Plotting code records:
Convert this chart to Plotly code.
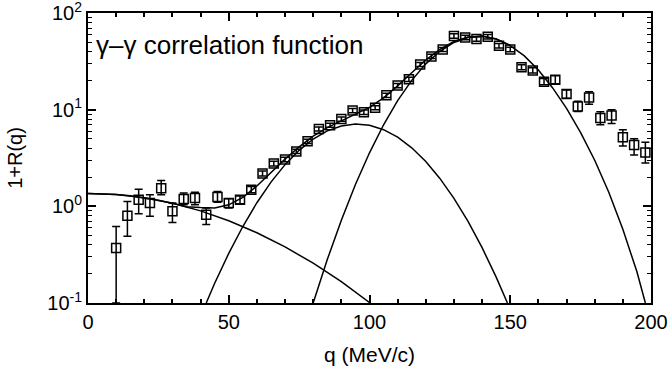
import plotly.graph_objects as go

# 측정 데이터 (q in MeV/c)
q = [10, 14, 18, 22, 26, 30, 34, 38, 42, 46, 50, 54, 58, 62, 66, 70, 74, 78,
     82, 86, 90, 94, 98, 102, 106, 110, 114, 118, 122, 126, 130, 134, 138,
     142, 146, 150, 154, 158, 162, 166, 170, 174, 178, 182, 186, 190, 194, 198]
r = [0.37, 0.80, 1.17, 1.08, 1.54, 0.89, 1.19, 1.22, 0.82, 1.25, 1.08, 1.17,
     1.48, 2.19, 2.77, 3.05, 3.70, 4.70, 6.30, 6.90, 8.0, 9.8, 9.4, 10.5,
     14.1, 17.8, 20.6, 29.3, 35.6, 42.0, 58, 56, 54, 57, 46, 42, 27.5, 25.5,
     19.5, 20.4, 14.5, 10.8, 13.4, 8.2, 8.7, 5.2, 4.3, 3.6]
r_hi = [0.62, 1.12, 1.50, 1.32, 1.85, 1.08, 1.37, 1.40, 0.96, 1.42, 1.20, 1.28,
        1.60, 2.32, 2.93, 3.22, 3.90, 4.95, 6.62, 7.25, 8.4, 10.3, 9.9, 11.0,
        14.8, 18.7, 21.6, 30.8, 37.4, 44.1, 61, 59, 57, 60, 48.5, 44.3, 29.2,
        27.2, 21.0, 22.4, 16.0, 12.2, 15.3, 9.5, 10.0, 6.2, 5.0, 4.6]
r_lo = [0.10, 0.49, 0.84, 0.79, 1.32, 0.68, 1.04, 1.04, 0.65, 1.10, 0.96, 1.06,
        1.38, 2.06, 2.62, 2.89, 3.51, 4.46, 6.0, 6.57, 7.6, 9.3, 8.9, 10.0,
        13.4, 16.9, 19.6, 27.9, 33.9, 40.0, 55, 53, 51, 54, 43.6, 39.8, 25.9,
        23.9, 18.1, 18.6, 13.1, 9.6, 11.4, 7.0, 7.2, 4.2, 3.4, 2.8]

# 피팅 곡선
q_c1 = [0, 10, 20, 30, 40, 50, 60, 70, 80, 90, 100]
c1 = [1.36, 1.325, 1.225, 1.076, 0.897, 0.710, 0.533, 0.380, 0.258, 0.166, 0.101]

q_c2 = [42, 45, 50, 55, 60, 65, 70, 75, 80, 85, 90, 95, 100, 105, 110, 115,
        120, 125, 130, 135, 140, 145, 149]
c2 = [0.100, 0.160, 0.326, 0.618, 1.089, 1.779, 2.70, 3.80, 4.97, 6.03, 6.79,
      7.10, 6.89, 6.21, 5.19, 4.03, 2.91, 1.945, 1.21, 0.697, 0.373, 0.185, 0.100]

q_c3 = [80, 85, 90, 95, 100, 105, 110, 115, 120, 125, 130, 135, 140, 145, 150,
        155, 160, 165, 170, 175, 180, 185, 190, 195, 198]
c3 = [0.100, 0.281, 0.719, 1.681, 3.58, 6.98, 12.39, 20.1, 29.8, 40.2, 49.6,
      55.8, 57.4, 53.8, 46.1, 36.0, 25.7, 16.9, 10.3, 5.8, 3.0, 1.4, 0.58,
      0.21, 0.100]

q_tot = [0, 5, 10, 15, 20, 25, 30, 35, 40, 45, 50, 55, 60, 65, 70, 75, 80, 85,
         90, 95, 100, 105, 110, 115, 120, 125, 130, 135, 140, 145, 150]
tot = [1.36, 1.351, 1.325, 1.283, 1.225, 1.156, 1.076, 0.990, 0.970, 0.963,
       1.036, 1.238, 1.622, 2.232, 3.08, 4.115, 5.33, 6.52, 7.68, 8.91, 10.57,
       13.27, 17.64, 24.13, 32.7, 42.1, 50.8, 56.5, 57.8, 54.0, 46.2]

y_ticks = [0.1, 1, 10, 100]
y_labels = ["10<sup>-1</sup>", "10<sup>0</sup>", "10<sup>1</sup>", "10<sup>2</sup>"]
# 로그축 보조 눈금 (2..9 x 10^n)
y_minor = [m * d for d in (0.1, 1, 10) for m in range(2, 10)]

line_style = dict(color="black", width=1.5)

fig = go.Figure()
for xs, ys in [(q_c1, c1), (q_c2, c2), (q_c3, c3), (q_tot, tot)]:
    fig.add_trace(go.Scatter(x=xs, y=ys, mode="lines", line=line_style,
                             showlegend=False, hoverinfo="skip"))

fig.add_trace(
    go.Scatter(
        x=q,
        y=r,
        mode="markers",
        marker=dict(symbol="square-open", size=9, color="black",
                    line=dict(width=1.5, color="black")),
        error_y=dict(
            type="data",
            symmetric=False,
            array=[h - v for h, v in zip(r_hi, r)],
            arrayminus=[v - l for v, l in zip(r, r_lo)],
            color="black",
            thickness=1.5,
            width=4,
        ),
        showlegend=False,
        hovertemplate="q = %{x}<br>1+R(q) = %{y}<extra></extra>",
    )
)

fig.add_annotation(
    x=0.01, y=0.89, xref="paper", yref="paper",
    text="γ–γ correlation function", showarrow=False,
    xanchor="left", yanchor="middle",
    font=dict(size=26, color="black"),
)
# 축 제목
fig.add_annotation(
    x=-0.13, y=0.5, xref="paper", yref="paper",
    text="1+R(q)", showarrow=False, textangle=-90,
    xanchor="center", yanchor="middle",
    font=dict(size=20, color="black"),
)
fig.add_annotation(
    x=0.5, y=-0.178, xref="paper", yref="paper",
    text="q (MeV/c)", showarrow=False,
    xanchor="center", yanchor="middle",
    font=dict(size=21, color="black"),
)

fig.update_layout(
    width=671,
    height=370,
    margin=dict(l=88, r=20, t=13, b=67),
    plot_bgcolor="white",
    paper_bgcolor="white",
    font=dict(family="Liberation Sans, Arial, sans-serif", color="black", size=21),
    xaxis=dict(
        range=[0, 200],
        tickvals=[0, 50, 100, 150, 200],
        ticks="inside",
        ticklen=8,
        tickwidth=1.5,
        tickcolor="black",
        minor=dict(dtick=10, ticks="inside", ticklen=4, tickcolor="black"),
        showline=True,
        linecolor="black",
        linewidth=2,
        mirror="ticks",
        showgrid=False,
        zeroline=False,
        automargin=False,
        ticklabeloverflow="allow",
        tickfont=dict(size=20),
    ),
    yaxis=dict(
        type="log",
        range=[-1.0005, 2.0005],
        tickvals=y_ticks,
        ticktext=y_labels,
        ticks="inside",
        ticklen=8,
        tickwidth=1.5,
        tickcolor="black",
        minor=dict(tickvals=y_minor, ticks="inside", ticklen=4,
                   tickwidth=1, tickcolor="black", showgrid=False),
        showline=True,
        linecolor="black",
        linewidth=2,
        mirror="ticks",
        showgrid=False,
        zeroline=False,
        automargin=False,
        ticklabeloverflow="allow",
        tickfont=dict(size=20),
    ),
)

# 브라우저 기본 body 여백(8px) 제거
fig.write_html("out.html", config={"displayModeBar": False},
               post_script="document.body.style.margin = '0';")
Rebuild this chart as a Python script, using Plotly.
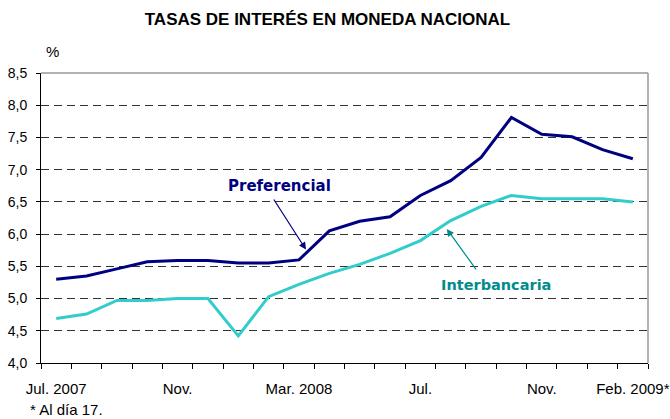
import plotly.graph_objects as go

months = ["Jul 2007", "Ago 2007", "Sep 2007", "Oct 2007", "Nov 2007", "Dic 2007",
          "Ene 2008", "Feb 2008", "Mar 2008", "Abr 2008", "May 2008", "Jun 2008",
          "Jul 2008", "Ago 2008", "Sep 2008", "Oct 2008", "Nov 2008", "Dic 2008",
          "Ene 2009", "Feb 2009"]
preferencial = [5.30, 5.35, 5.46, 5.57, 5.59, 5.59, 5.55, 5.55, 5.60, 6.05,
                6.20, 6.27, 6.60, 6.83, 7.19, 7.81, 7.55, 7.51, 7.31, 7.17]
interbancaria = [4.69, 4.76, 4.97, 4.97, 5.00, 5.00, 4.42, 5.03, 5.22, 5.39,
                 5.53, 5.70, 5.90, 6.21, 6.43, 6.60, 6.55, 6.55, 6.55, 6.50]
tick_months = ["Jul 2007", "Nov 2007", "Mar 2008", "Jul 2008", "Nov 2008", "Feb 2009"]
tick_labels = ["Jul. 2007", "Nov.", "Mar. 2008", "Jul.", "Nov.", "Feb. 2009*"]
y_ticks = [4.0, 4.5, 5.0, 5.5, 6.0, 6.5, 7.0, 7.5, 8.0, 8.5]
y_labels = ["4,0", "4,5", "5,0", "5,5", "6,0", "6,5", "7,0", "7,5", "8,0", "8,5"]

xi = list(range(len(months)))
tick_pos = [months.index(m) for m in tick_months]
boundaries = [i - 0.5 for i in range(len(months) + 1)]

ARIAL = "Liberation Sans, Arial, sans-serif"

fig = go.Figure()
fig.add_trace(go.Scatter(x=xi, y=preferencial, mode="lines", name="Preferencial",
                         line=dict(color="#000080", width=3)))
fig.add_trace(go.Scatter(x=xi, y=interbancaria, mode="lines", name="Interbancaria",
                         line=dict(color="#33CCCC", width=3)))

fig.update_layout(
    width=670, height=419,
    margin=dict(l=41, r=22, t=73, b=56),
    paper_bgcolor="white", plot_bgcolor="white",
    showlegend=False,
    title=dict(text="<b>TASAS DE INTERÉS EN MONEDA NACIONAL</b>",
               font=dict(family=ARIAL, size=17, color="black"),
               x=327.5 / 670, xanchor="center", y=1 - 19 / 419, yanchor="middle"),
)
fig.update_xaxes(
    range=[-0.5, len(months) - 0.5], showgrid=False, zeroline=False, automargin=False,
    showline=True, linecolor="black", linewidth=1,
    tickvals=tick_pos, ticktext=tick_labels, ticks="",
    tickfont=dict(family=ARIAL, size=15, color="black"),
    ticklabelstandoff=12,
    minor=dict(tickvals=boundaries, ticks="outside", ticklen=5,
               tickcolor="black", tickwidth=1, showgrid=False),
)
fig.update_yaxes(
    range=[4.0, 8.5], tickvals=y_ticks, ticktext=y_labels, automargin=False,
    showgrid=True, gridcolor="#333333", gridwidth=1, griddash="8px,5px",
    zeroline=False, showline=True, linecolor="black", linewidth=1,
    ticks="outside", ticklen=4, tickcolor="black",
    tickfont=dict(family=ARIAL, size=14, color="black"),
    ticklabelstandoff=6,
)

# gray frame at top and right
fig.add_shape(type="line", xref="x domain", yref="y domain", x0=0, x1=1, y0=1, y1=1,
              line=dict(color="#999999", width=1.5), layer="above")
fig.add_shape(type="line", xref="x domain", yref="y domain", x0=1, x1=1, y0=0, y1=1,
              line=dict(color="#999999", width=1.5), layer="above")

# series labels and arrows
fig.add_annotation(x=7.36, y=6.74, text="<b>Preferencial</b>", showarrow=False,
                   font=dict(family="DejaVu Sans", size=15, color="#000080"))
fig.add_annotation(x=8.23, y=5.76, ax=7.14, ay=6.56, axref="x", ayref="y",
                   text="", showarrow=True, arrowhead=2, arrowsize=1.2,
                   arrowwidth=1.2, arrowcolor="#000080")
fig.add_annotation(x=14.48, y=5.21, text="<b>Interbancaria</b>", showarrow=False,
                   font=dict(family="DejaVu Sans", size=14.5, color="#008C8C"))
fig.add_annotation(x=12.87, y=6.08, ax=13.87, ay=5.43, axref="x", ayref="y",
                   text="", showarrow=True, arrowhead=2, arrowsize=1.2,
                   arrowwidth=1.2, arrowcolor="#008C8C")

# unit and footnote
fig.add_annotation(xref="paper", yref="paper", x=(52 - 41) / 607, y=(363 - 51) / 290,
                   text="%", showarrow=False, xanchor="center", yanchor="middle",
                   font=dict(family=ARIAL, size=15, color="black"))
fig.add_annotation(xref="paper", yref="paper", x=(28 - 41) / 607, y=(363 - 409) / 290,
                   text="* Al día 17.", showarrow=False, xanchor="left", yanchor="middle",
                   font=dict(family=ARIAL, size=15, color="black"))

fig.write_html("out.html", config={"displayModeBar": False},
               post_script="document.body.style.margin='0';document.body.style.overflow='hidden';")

Your task: Across the entries, how many lines contain "this"? Reply with the number only.

Answer in full: 2